Ruari Again, not sure why you say any loan greater than 30 days is fraudulent?
Anyway, my point about society adopting it's own form of money, when no other form of money exists, shows, at least to me, that the concept of money exists in the brains of people, and the actual things used for money is secondary, to an extent. An important part of that concept is trust. Without trust there can be no money. Which is why when people lose trust or confidence in the monetary authority, then hyperinflation results.
The core problem we have in the monetary world today isn't IMO debt longer than 30 days. It's government spending based on interest bearing loans which are never repaid, those loans just get rolled over continually. Eventually the interest payments on that debt consumes the vast proportion of taxpayers money without anyone other than the politicians and the large banks who provide the loans benefitting.
It's a very destructive cycle because politicians (and society) have taught each other that the way to gain power for any politician is to promise more free stuff to society than the other politicians. This is paid for out of government debt which just keeps accumulating. An example is in the US, interest on debt is soon going to be larger than their defence budget.

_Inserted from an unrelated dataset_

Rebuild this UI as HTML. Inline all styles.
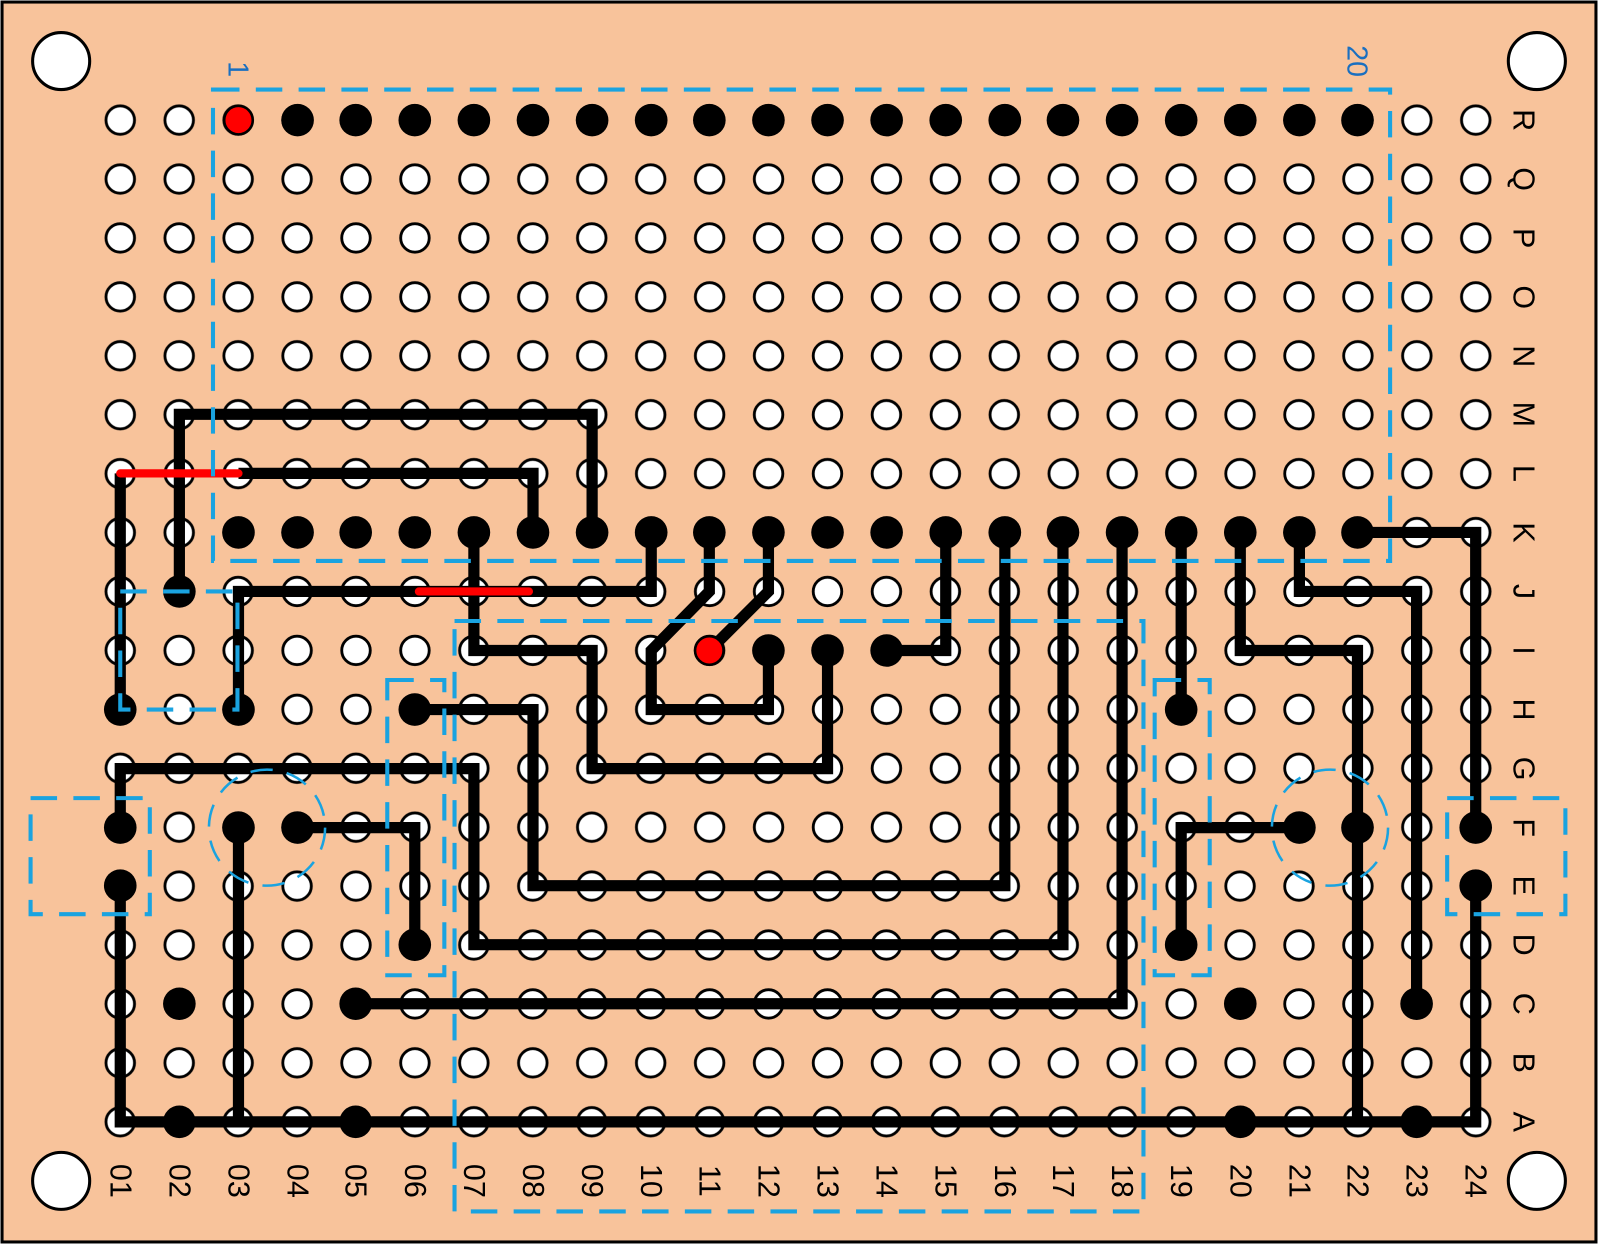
<!DOCTYPE html>
<html><head><meta charset="utf-8"><style>html,body{margin:0;padding:0;background:#fff}svg{display:block}</style></head>
<body>
<svg width="1598" height="1244" viewBox="0 0 1568 1222" preserveAspectRatio="none" xmlns="http://www.w3.org/2000/svg">
<defs>
<pattern id="h" patternUnits="userSpaceOnUse" x="89.1" y="89.1" width="57.83" height="57.88">
<circle cx="28.9" cy="28.9" r="14" fill="#fff" stroke="#000" stroke-width="2.8"/>
</pattern>
</defs>
<rect x="2" y="2" width="1564" height="1218" fill="#f8c39b" stroke="#000" stroke-width="3"/>
<g fill="#fff" stroke="#000" stroke-width="3">
<circle cx="60" cy="60" r="28"/><circle cx="1508" cy="60" r="28"/>
<circle cx="60" cy="1160" r="28"/><circle cx="1508" cy="1160" r="28"/>
</g>
<rect x="89.1" y="89.1" width="1387.9" height="1041.8" fill="url(#h)"/>

<g fill="none" stroke="#000" stroke-width="11" stroke-linejoin="miter">
<polyline points="176,581 176,407 581,407 581,523"/>
<polyline points="234,465 523,465 523,523"/>
<polyline points="118,465 118,697"/>
<polyline points="234,697 234,581 639,581 639,523"/>
<polyline points="465,523 465,639 581,639 581,755 812,755 812,639"/>
<polyline points="696,523 696,581 639,639 639,697 754,697 754,639"/>
<polyline points="754,523 754,581 696,639"/>
<polyline points="928,523 928,639 870,639"/>
<polyline points="407,697 523,697 523,870 986,870 986,523"/>
<polyline points="118,813 118,755 465,755 465,928 1043,928 1043,523"/>
<polyline points="349,986 1101,986 1101,523"/>
<polyline points="1159,523 1159,697"/>
<polyline points="1217,523 1217,639 1332,639 1332,1102"/>
<polyline points="1275,523 1275,581 1390,581 1390,986"/>
<polyline points="1332,523 1448,523 1448,813"/>
<polyline points="1448,870 1448,1102 118,1102 118,870"/>
<polyline points="234,813 234,1102"/>
<polyline points="292,813 407,813 407,928"/>
<polyline points="1159,928 1159,813 1275,813"/>
</g>
<g stroke="#f00" stroke-width="8" stroke-linecap="round">
<line x1="118" y1="465" x2="234" y2="465"/>
<line x1="411" y1="581" x2="519" y2="581"/>
</g>

<g fill="#000">
<circle cx="292" cy="118" r="16"/><circle cx="349" cy="118" r="16"/><circle cx="407" cy="118" r="16"/><circle cx="465" cy="118" r="16"/><circle cx="523" cy="118" r="16"/><circle cx="581" cy="118" r="16"/><circle cx="639" cy="118" r="16"/><circle cx="696" cy="118" r="16"/><circle cx="754" cy="118" r="16"/><circle cx="812" cy="118" r="16"/><circle cx="870" cy="118" r="16"/><circle cx="928" cy="118" r="16"/><circle cx="986" cy="118" r="16"/><circle cx="1043" cy="118" r="16"/><circle cx="1101" cy="118" r="16"/><circle cx="1159" cy="118" r="16"/><circle cx="1217" cy="118" r="16"/><circle cx="1275" cy="118" r="16"/><circle cx="1332" cy="118" r="16"/>
<circle cx="234" cy="523" r="16"/><circle cx="292" cy="523" r="16"/><circle cx="349" cy="523" r="16"/><circle cx="407" cy="523" r="16"/><circle cx="465" cy="523" r="16"/><circle cx="523" cy="523" r="16"/><circle cx="581" cy="523" r="16"/><circle cx="639" cy="523" r="16"/><circle cx="696" cy="523" r="16"/><circle cx="754" cy="523" r="16"/><circle cx="812" cy="523" r="16"/><circle cx="870" cy="523" r="16"/><circle cx="928" cy="523" r="16"/><circle cx="986" cy="523" r="16"/><circle cx="1043" cy="523" r="16"/><circle cx="1101" cy="523" r="16"/><circle cx="1159" cy="523" r="16"/><circle cx="1217" cy="523" r="16"/><circle cx="1275" cy="523" r="16"/><circle cx="1332" cy="523" r="16"/>
<circle cx="176" cy="581" r="16"/>
<circle cx="118" cy="697" r="16"/><circle cx="234" cy="697" r="16"/><circle cx="407" cy="697" r="16"/>
<circle cx="754" cy="639" r="16"/><circle cx="812" cy="639" r="16"/><circle cx="870" cy="639" r="16"/>
<circle cx="1159" cy="697" r="16"/>
<circle cx="118" cy="813" r="16"/><circle cx="118" cy="870" r="16"/><circle cx="234" cy="813" r="16"/><circle cx="292" cy="813" r="16"/><circle cx="407" cy="928" r="16"/>
<circle cx="176" cy="986" r="16"/><circle cx="349" cy="986" r="16"/><circle cx="176" cy="1102" r="16"/><circle cx="349" cy="1102" r="16"/>
<circle cx="1275" cy="813" r="16"/><circle cx="1332" cy="813" r="16"/><circle cx="1448" cy="813" r="16"/><circle cx="1448" cy="870" r="16"/>
<circle cx="1159" cy="928" r="16"/><circle cx="1217" cy="986" r="16"/><circle cx="1390" cy="986" r="16"/><circle cx="1217" cy="1102" r="16"/><circle cx="1390" cy="1102" r="16"/>
</g>
<g fill="#f00" stroke="#000" stroke-width="2.5">
<circle cx="234" cy="118" r="14"/><circle cx="696" cy="639" r="14"/>
</g>

<g fill="none" stroke="#1aa3e0" stroke-width="4" stroke-dasharray="26,16">
<rect x="209" y="88" width="1155" height="463"/>
<rect x="118" y="581" width="115" height="116"/>
<rect x="446" y="610" width="676" height="580"/>
<rect x="380" y="668" width="56" height="290"/>
<rect x="1133" y="668" width="54" height="290"/>
<rect x="30" y="784" width="117" height="114"/>
<rect x="1420" y="784" width="116" height="114"/>
<circle cx="262" cy="813" r="57" stroke-width="2.5" stroke-dasharray="22,14"/>
<circle cx="1305" cy="813" r="57" stroke-width="2.5" stroke-dasharray="22,14"/>
</g>
<g font-family="Liberation Sans, sans-serif" font-size="28" fill="#1a6fc0">
<text transform="translate(233,68) rotate(90)" text-anchor="middle" dominant-baseline="central">1</text>
<text transform="translate(1331,60) rotate(90)" text-anchor="middle" dominant-baseline="central">20</text>
</g>

<g font-family="Liberation Sans, sans-serif" font-size="30" fill="#000" text-anchor="middle" dominant-baseline="central">
<text transform="translate(118,1160) rotate(90)">01</text>
<text transform="translate(176,1160) rotate(90)">02</text>
<text transform="translate(234,1160) rotate(90)">03</text>
<text transform="translate(292,1160) rotate(90)">04</text>
<text transform="translate(349,1160) rotate(90)">05</text>
<text transform="translate(407,1160) rotate(90)">06</text>
<text transform="translate(465,1160) rotate(90)">07</text>
<text transform="translate(523,1160) rotate(90)">08</text>
<text transform="translate(581,1160) rotate(90)">09</text>
<text transform="translate(639,1160) rotate(90)">10</text>
<text transform="translate(696,1160) rotate(90)">11</text>
<text transform="translate(754,1160) rotate(90)">12</text>
<text transform="translate(812,1160) rotate(90)">13</text>
<text transform="translate(870,1160) rotate(90)">14</text>
<text transform="translate(928,1160) rotate(90)">15</text>
<text transform="translate(986,1160) rotate(90)">16</text>
<text transform="translate(1043,1160) rotate(90)">17</text>
<text transform="translate(1101,1160) rotate(90)">18</text>
<text transform="translate(1159,1160) rotate(90)">19</text>
<text transform="translate(1217,1160) rotate(90)">20</text>
<text transform="translate(1275,1160) rotate(90)">21</text>
<text transform="translate(1332,1160) rotate(90)">22</text>
<text transform="translate(1390,1160) rotate(90)">23</text>
<text transform="translate(1448,1160) rotate(90)">24</text>
<text transform="translate(1495,118) rotate(90)">R</text>
<text transform="translate(1495,176) rotate(90)">Q</text>
<text transform="translate(1495,234) rotate(90)">P</text>
<text transform="translate(1495,292) rotate(90)">O</text>
<text transform="translate(1495,350) rotate(90)">N</text>
<text transform="translate(1495,407) rotate(90)">M</text>
<text transform="translate(1495,465) rotate(90)">L</text>
<text transform="translate(1495,523) rotate(90)">K</text>
<text transform="translate(1495,581) rotate(90)">J</text>
<text transform="translate(1495,639) rotate(90)">I</text>
<text transform="translate(1495,697) rotate(90)">H</text>
<text transform="translate(1495,755) rotate(90)">G</text>
<text transform="translate(1495,813) rotate(90)">F</text>
<text transform="translate(1495,870) rotate(90)">E</text>
<text transform="translate(1495,928) rotate(90)">D</text>
<text transform="translate(1495,986) rotate(90)">C</text>
<text transform="translate(1495,1044) rotate(90)">B</text>
<text transform="translate(1495,1102) rotate(90)">A</text>
</g>
</svg>
</body></html>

The problem then isn't the monetary system, but the political system which has evolved where the way to power for any politician is to promise all sorts of free stuff to the voters - who want that. No-one cares about where the money should come from.
At some point a sovereign debt crisis will emerge, and then the trust issue might be triggered, which will cause an even bigger crisis, where people lose faith in the ability of the authorities to keep the books balanced as it were. So that is IMO the issue that needs fixing urgently.